## Available data
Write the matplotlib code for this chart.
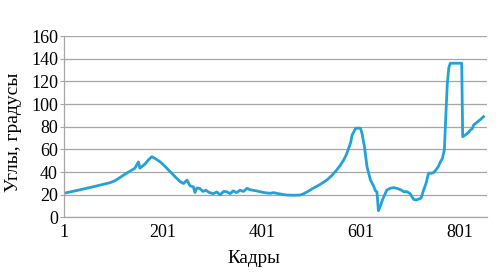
import matplotlib
matplotlib.use("Agg")
import matplotlib.pyplot as plt

frames = [1, 30, 60, 95, 105, 128, 145, 152, 155, 165, 172, 179, 186, 196, 206, 216,
          226, 236, 243, 250, 256, 263, 266, 270, 276, 282, 288, 295, 303, 310, 317,
          324, 330, 337, 343, 350, 357, 364, 371, 377, 383, 390, 397, 405, 418, 424,
          437, 451, 465, 478, 484, 494, 504, 518, 532, 542, 552, 559, 566, 571, 576,
          580, 583, 587, 590, 596, 600, 603, 608, 613, 620, 626, 630, 633, 636, 640,
          644, 653, 660, 667, 675, 683, 687, 694, 700, 707, 712, 717, 722, 727, 732,
          737, 742, 747, 752, 757, 761, 765, 769, 772, 775, 778, 781, 790, 800, 804,
          806, 812, 818, 821, 825, 828, 835, 842, 848]
angles = [21.3, 24, 27, 30.7, 32.5, 39, 43.4, 49, 43.5, 47, 50.7, 53.6, 52, 49, 45, 40.4,
          36, 31.6, 30, 33, 28, 27, 22, 26, 25.5, 23, 24, 22, 21, 22.5, 20,
          23, 22.7, 21, 23.5, 22, 24, 23, 25.7, 24.5, 24, 23.5, 22.7, 22, 21.3, 21.9,
          20.8, 19.8, 19.6, 19.8, 20.7, 23, 25.7, 29, 33, 37, 41.9, 46, 50.7, 55, 61,
          66, 72.7, 76, 78.6, 78.8, 78.6, 74, 62, 44.8, 33, 28, 23.5, 22.7, 6, 10,
          15.4, 24.2, 25.8, 26.3, 25.5, 24, 22.7, 22.7, 21, 16, 15.4, 16.2, 17, 24, 30,
          39, 39, 39.5, 42, 45, 49, 52, 59.5, 90, 118, 132, 136, 136, 136, 136,
          71.2, 73, 75, 77, 78, 81.5, 84, 86.5, 88.9]

xticks = [1, 201, 401, 601, 801]
yticks = [0, 20, 40, 60, 80, 100, 120, 140, 160]

plt.rcParams['font.family'] = ['Liberation Serif', 'DejaVu Serif']

fig = plt.figure(figsize=(5.0, 2.72), dpi=100)
ax = fig.add_axes([0.127, 0.2004, 0.847, 0.6672])

ax.plot(frames, angles, color='#22A2D8', linewidth=2.0, solid_joinstyle='round')

ax.set_xlim(1, 855)
ax.set_ylim(0, 160)
ax.set_xticks(xticks)
ax.set_xticklabels([str(t) for t in xticks])
ax.set_yticks(yticks)
ax.grid(axis='y', color='#A6A6A6', linewidth=0.9)
ax.set_axisbelow(True)
for s in ['top', 'right']:
    ax.spines[s].set_visible(False)
ax.spines['left'].set_color('#A6A6A6')
ax.spines['bottom'].set_color('#A6A6A6')
ax.spines['left'].set_linewidth(0.9)
ax.spines['bottom'].set_linewidth(0.9)
ax.tick_params(axis='y', length=3, color='#A6A6A6', labelsize=13, pad=1)
ax.tick_params(axis='x', length=0, labelsize=13, pad=5)

fig.text(0.508, 0.033, 'Кадры', fontsize=13.8, ha='center', va='baseline')
fig.text(0.027, 0.513, 'Углы, градусы', fontsize=14, rotation=90,
         ha='center', va='center')

fig.savefig('out.png', dpi=100)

## Task
Each line of the data should be quoted exactly, with pictures left out.

## Solution
Write the matplotlib code for this chart.
import matplotlib
matplotlib.use("Agg")
import matplotlib.pyplot as plt

frames = [1, 30, 60, 95, 105, 128, 145, 152, 155, 165, 172, 179, 186, 196, 206, 216,
          226, 236, 243, 250, 256, 263, 266, 270, 276, 282, 288, 295, 303, 310, 317,
          324, 330, 337, 343, 350, 357, 364, 371, 377, 383, 390, 397, 405, 418, 424,
          437, 451, 465, 478, 484, 494, 504, 518, 532, 542, 552, 559, 566, 571, 576,
          580, 583, 587, 590, 596, 600, 603, 608, 613, 620, 626, 630, 633, 636, 640,
          644, 653, 660, 667, 675, 683, 687, 694, 700, 707, 712, 717, 722, 727, 732,
          737, 742, 747, 752, 757, 761, 765, 769, 772, 775, 778, 781, 790, 800, 804,
          806, 812, 818, 821, 825, 828, 835, 842, 848]
angles = [21.3, 24, 27, 30.7, 32.5, 39, 43.4, 49, 43.5, 47, 50.7, 53.6, 52, 49, 45, 40.4,
          36, 31.6, 30, 33, 28, 27, 22, 26, 25.5, 23, 24, 22, 21, 22.5, 20,
          23, 22.7, 21, 23.5, 22, 24, 23, 25.7, 24.5, 24, 23.5, 22.7, 22, 21.3, 21.9,
          20.8, 19.8, 19.6, 19.8, 20.7, 23, 25.7, 29, 33, 37, 41.9, 46, 50.7, 55, 61,
          66, 72.7, 76, 78.6, 78.8, 78.6, 74, 62, 44.8, 33, 28, 23.5, 22.7, 6, 10,
          15.4, 24.2, 25.8, 26.3, 25.5, 24, 22.7, 22.7, 21, 16, 15.4, 16.2, 17, 24, 30,
          39, 39, 39.5, 42, 45, 49, 52, 59.5, 90, 118, 132, 136, 136, 136, 136,
          71.2, 73, 75, 77, 78, 81.5, 84, 86.5, 88.9]

xticks = [1, 201, 401, 601, 801]
yticks = [0, 20, 40, 60, 80, 100, 120, 140, 160]

plt.rcParams['font.family'] = ['Liberation Serif', 'DejaVu Serif']

fig = plt.figure(figsize=(5.0, 2.72), dpi=100)
ax = fig.add_axes([0.127, 0.2004, 0.847, 0.6672])

ax.plot(frames, angles, color='#22A2D8', linewidth=2.0, solid_joinstyle='round')

ax.set_xlim(1, 855)
ax.set_ylim(0, 160)
ax.set_xticks(xticks)
ax.set_xticklabels([str(t) for t in xticks])
ax.set_yticks(yticks)
ax.grid(axis='y', color='#A6A6A6', linewidth=0.9)
ax.set_axisbelow(True)
for s in ['top', 'right']:
    ax.spines[s].set_visible(False)
ax.spines['left'].set_color('#A6A6A6')
ax.spines['bottom'].set_color('#A6A6A6')
ax.spines['left'].set_linewidth(0.9)
ax.spines['bottom'].set_linewidth(0.9)
ax.tick_params(axis='y', length=3, color='#A6A6A6', labelsize=13, pad=1)
ax.tick_params(axis='x', length=0, labelsize=13, pad=5)

fig.text(0.508, 0.033, 'Кадры', fontsize=13.8, ha='center', va='baseline')
fig.text(0.027, 0.513, 'Углы, градусы', fontsize=14, rotation=90,
         ha='center', va='center')

fig.savefig('out.png', dpi=100)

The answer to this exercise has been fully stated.